GOAL:
Go through the data below and copy it exactly, skipping every picture.

DATA EXTRACT:
—————

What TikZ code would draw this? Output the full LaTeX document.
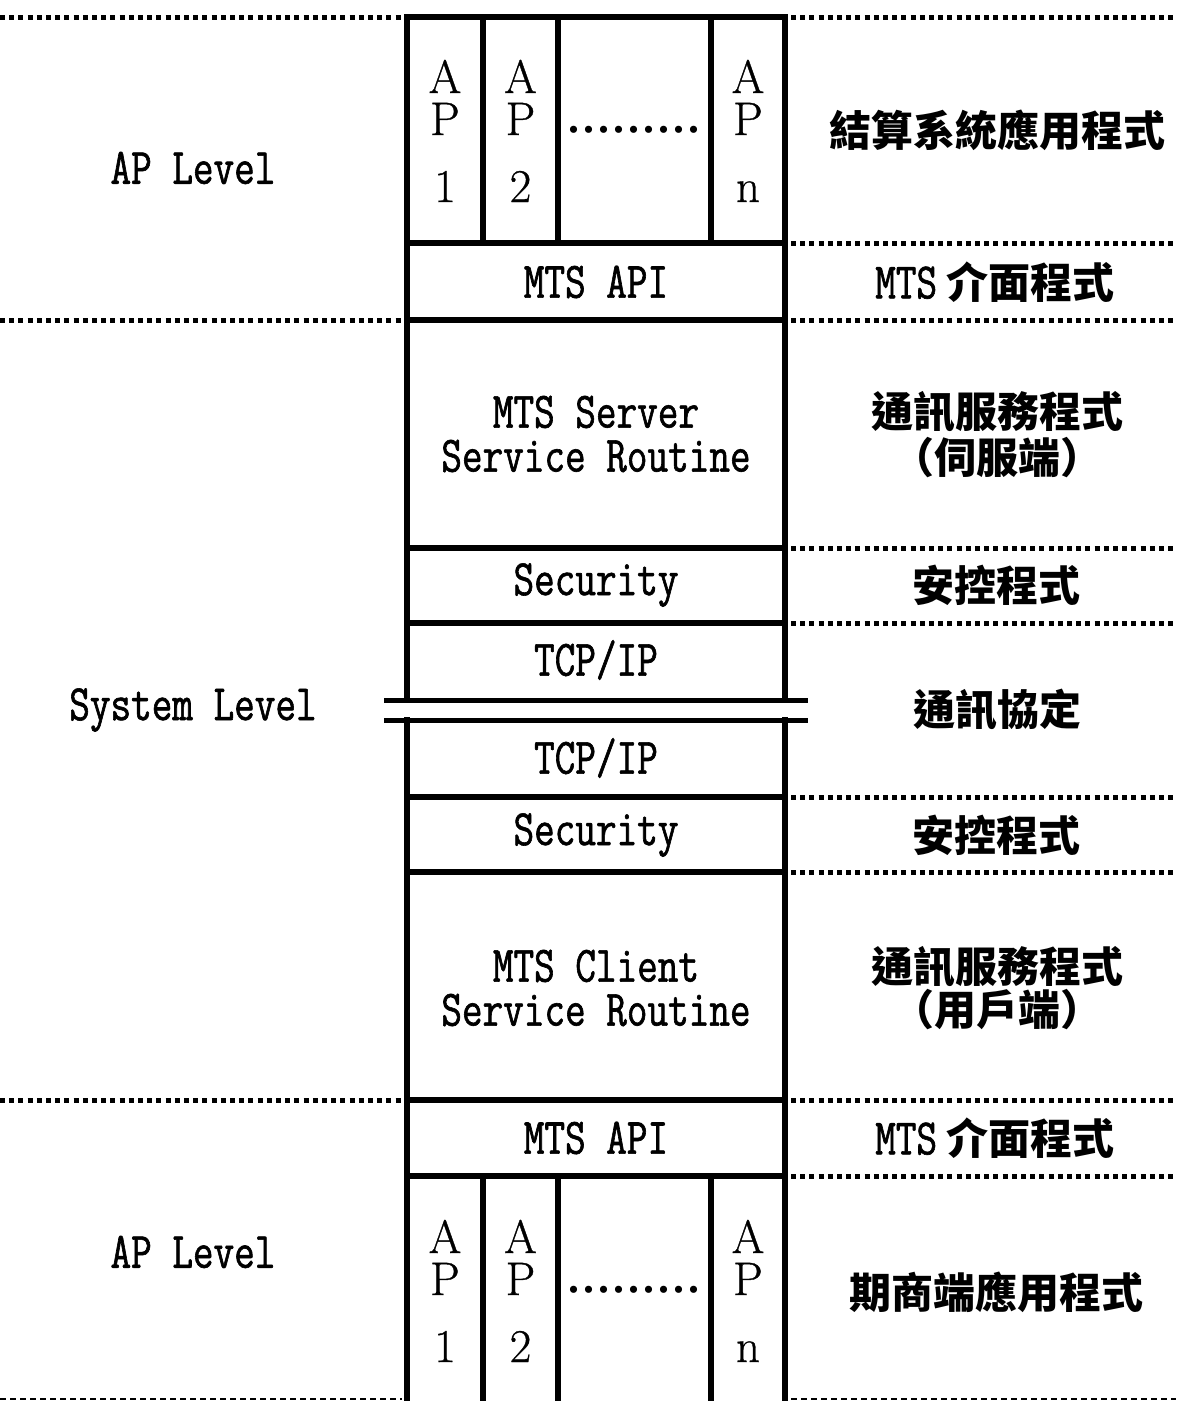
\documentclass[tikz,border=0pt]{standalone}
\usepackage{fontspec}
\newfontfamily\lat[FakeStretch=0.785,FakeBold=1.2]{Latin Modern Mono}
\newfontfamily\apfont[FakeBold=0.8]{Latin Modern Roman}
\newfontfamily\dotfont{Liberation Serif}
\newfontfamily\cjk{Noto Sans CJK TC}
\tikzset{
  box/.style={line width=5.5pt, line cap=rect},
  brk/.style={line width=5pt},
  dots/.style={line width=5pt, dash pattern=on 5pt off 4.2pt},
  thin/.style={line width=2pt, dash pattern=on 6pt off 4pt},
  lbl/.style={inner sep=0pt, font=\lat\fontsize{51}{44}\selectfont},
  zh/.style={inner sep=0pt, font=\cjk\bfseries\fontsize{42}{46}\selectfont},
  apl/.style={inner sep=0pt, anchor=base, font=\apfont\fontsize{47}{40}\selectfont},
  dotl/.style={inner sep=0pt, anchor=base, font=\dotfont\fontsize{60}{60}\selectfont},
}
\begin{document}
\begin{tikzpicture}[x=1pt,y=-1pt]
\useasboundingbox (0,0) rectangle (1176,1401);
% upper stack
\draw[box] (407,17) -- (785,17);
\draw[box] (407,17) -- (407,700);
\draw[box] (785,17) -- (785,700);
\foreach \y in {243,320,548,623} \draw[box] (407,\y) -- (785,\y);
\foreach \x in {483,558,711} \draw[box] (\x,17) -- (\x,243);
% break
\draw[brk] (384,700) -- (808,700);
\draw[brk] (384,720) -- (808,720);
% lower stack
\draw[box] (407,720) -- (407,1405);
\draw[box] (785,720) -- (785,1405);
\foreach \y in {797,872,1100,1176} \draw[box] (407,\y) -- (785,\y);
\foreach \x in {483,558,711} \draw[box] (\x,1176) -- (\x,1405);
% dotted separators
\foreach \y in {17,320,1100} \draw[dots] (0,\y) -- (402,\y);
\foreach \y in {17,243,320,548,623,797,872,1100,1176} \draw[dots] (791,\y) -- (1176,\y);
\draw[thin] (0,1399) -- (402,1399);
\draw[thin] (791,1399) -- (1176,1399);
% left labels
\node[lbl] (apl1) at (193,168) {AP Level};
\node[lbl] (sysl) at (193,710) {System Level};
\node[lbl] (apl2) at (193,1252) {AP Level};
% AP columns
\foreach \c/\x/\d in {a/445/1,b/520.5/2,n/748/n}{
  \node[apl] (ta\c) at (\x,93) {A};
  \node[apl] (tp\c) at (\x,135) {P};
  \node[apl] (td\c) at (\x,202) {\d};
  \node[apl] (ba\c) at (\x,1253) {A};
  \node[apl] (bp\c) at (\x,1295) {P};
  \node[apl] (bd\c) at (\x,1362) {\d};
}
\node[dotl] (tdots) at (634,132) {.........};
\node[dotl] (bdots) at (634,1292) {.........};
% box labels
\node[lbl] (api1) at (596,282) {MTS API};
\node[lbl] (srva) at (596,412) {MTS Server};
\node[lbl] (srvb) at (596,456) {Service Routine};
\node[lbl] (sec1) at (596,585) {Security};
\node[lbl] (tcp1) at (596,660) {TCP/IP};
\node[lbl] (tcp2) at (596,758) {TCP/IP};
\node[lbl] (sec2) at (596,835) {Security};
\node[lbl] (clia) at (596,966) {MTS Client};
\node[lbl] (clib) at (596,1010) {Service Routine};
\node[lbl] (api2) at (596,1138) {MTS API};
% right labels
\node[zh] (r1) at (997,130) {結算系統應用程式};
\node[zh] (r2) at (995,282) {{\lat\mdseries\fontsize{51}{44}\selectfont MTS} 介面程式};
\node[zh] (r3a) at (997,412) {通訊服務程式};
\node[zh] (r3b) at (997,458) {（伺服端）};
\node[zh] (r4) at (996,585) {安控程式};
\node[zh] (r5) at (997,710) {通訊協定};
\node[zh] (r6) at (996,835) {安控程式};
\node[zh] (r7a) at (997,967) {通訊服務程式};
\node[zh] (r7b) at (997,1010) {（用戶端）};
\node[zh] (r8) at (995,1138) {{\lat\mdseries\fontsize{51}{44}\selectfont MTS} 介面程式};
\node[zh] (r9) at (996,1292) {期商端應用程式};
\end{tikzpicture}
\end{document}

—————

SOLVED EXERCISE:
What TikZ code would draw this? Output the full LaTeX document.
\documentclass[tikz,border=0pt]{standalone}
\usepackage{fontspec}
\newfontfamily\lat[FakeStretch=0.785,FakeBold=1.2]{Latin Modern Mono}
\newfontfamily\apfont[FakeBold=0.8]{Latin Modern Roman}
\newfontfamily\dotfont{Liberation Serif}
\newfontfamily\cjk{Noto Sans CJK TC}
\tikzset{
  box/.style={line width=5.5pt, line cap=rect},
  brk/.style={line width=5pt},
  dots/.style={line width=5pt, dash pattern=on 5pt off 4.2pt},
  thin/.style={line width=2pt, dash pattern=on 6pt off 4pt},
  lbl/.style={inner sep=0pt, font=\lat\fontsize{51}{44}\selectfont},
  zh/.style={inner sep=0pt, font=\cjk\bfseries\fontsize{42}{46}\selectfont},
  apl/.style={inner sep=0pt, anchor=base, font=\apfont\fontsize{47}{40}\selectfont},
  dotl/.style={inner sep=0pt, anchor=base, font=\dotfont\fontsize{60}{60}\selectfont},
}
\begin{document}
\begin{tikzpicture}[x=1pt,y=-1pt]
\useasboundingbox (0,0) rectangle (1176,1401);
% upper stack
\draw[box] (407,17) -- (785,17);
\draw[box] (407,17) -- (407,700);
\draw[box] (785,17) -- (785,700);
\foreach \y in {243,320,548,623} \draw[box] (407,\y) -- (785,\y);
\foreach \x in {483,558,711} \draw[box] (\x,17) -- (\x,243);
% break
\draw[brk] (384,700) -- (808,700);
\draw[brk] (384,720) -- (808,720);
% lower stack
\draw[box] (407,720) -- (407,1405);
\draw[box] (785,720) -- (785,1405);
\foreach \y in {797,872,1100,1176} \draw[box] (407,\y) -- (785,\y);
\foreach \x in {483,558,711} \draw[box] (\x,1176) -- (\x,1405);
% dotted separators
\foreach \y in {17,320,1100} \draw[dots] (0,\y) -- (402,\y);
\foreach \y in {17,243,320,548,623,797,872,1100,1176} \draw[dots] (791,\y) -- (1176,\y);
\draw[thin] (0,1399) -- (402,1399);
\draw[thin] (791,1399) -- (1176,1399);
% left labels
\node[lbl] (apl1) at (193,168) {AP Level};
\node[lbl] (sysl) at (193,710) {System Level};
\node[lbl] (apl2) at (193,1252) {AP Level};
% AP columns
\foreach \c/\x/\d in {a/445/1,b/520.5/2,n/748/n}{
  \node[apl] (ta\c) at (\x,93) {A};
  \node[apl] (tp\c) at (\x,135) {P};
  \node[apl] (td\c) at (\x,202) {\d};
  \node[apl] (ba\c) at (\x,1253) {A};
  \node[apl] (bp\c) at (\x,1295) {P};
  \node[apl] (bd\c) at (\x,1362) {\d};
}
\node[dotl] (tdots) at (634,132) {.........};
\node[dotl] (bdots) at (634,1292) {.........};
% box labels
\node[lbl] (api1) at (596,282) {MTS API};
\node[lbl] (srva) at (596,412) {MTS Server};
\node[lbl] (srvb) at (596,456) {Service Routine};
\node[lbl] (sec1) at (596,585) {Security};
\node[lbl] (tcp1) at (596,660) {TCP/IP};
\node[lbl] (tcp2) at (596,758) {TCP/IP};
\node[lbl] (sec2) at (596,835) {Security};
\node[lbl] (clia) at (596,966) {MTS Client};
\node[lbl] (clib) at (596,1010) {Service Routine};
\node[lbl] (api2) at (596,1138) {MTS API};
% right labels
\node[zh] (r1) at (997,130) {結算系統應用程式};
\node[zh] (r2) at (995,282) {{\lat\mdseries\fontsize{51}{44}\selectfont MTS} 介面程式};
\node[zh] (r3a) at (997,412) {通訊服務程式};
\node[zh] (r3b) at (997,458) {（伺服端）};
\node[zh] (r4) at (996,585) {安控程式};
\node[zh] (r5) at (997,710) {通訊協定};
\node[zh] (r6) at (996,835) {安控程式};
\node[zh] (r7a) at (997,967) {通訊服務程式};
\node[zh] (r7b) at (997,1010) {（用戶端）};
\node[zh] (r8) at (995,1138) {{\lat\mdseries\fontsize{51}{44}\selectfont MTS} 介面程式};
\node[zh] (r9) at (996,1292) {期商端應用程式};
\end{tikzpicture}
\end{document}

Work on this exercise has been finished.